Begin RECORDED DATA
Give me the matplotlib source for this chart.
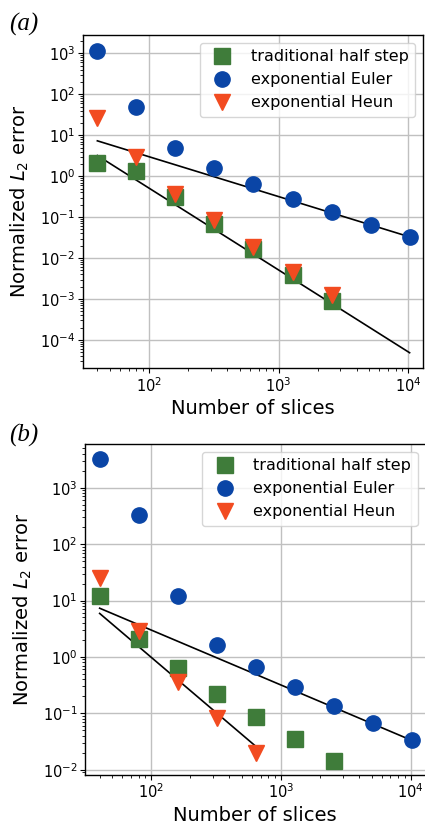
import numpy as np
import matplotlib
matplotlib.use("Agg")
import matplotlib.pyplot as plt

# ---------------- data ----------------
slices = [40, 80, 160, 320, 640, 1280, 2560, 5120, 10240]

# panel (a)
a_half_step = [2.05, 1.37, 0.305, 0.068, 0.0166, 0.0039, 0.00091]
a_euler = [1140, 50, 5.0, 1.6, 0.63, 0.28, 0.136, 0.065, 0.032]
a_heun = [26, 3.0, 0.37, 0.085, 0.019, 0.0047, 0.00126]
a_fit1_x = [40, 10240]
a_fit1_y = [7.3, 0.033]
a_fit2_x = [40, 10240]
a_fit2_y = [3.2, 4.9e-5]

# panel (b)
b_half_step = [12.0, 2.05, 0.63, 0.22, 0.087, 0.035, 0.014]
b_euler = [3250, 330, 12.2, 1.62, 0.65, 0.29, 0.135, 0.068, 0.034]
b_heun = [24.6, 2.9, 0.36, 0.081, 0.0195]
b_fit1_x = [40, 10240]
b_fit1_y = [7.3, 0.033]
b_fit2_x = [40, 640]
b_fit2_y = [5.9, 0.026]

labels = ["traditional half step", "exponential Euler", "exponential Heun"]
xlabel = "Number of slices"
ylabel = r"Normalized $L_2$ error"

GREEN = "#3f7c3a"
BLUE = "#0a45a6"
RED = "#f24b20"

W, H = 425, 823
fig = plt.figure(figsize=(W / 100, H / 100), dpi=100)


def px_axes(left, right, top, bottom):
    return fig.add_axes([left / W, 1 - bottom / H, (right - left) / W, (bottom - top) / H])


def draw(ax, half, euler, heun, f1x, f1y, f2x, f2y, ylim, yticks):
    ax.set_xscale("log")
    ax.set_yscale("log")
    ax.plot(f1x, f1y, color="black", lw=1.2, zorder=2)
    ax.plot(f2x, f2y, color="black", lw=1.2, zorder=2)
    ms = 11
    ax.plot(slices[:len(half)], half, ls="none", marker="s", ms=ms, color=GREEN,
            mec=GREEN, label=labels[0], zorder=3)
    ax.plot(slices[:len(euler)], euler, ls="none", marker="o", ms=ms, color=BLUE,
            mec=BLUE, label=labels[1], zorder=3)
    ax.plot(slices[:len(heun)], heun, ls="none", marker="v", ms=ms, color=RED,
            mec=RED, label=labels[2], zorder=4)
    ax.set_xlim(10 ** 1.489, 10 ** 4.116)
    ax.set_ylim(*ylim)
    ax.set_yticks(yticks)
    ax.set_xticks([1e2, 1e3, 1e4])
    ax.grid(True, which="major", color="#c0c0c0", lw=1.0, zorder=0)
    ax.set_axisbelow(True)
    ax.tick_params(which="major", length=3.5, width=0.8, labelsize=10.5, pad=2)
    ax.tick_params(which="minor", length=2, width=0.6)
    ax.set_xlabel(xlabel, fontsize=14, labelpad=3)
    ax.set_ylabel(ylabel, fontsize=14, labelpad=6)
    ax.legend(loc="upper right", fontsize=11.5, handlelength=2.0,
              borderaxespad=0.5, framealpha=0.8, edgecolor="#cccccc")
    for sp in ax.spines.values():
        sp.set_linewidth(1.0)


ax1 = px_axes(82.7, 423.3, 35, 368.3)
draw(ax1, a_half_step, a_euler, a_heun, a_fit1_x, a_fit1_y, a_fit2_x, a_fit2_y,
     (10 ** -4.69, 10 ** 3.447), [10.0 ** k for k in range(-4, 4)])

ax2 = px_axes(85.0, 425.6, 444, 775)
draw(ax2, b_half_step, b_euler, b_heun, b_fit1_x, b_fit1_y, b_fit2_x, b_fit2_y,
     (10 ** -2.094, 10 ** 3.775), [10.0 ** k for k in range(-2, 4)])

fig.text(9 / W, 1 - 24 / H, "(a)", fontsize=18, family="Liberation Serif",
         style="italic", va="center", ha="left")
fig.text(9 / W, 1 - 435 / H, "(b)", fontsize=18, family="Liberation Serif",
         style="italic", va="center", ha="left")

fig.savefig("out.png", dpi=100)
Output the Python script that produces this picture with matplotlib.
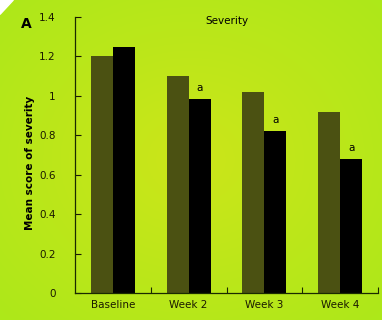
End RECORDED DATA
§ TASK DESCRIPTION
Some lines of the data above may hold the word "this"; report how many do, and nothing else.

§ THE RESULT
2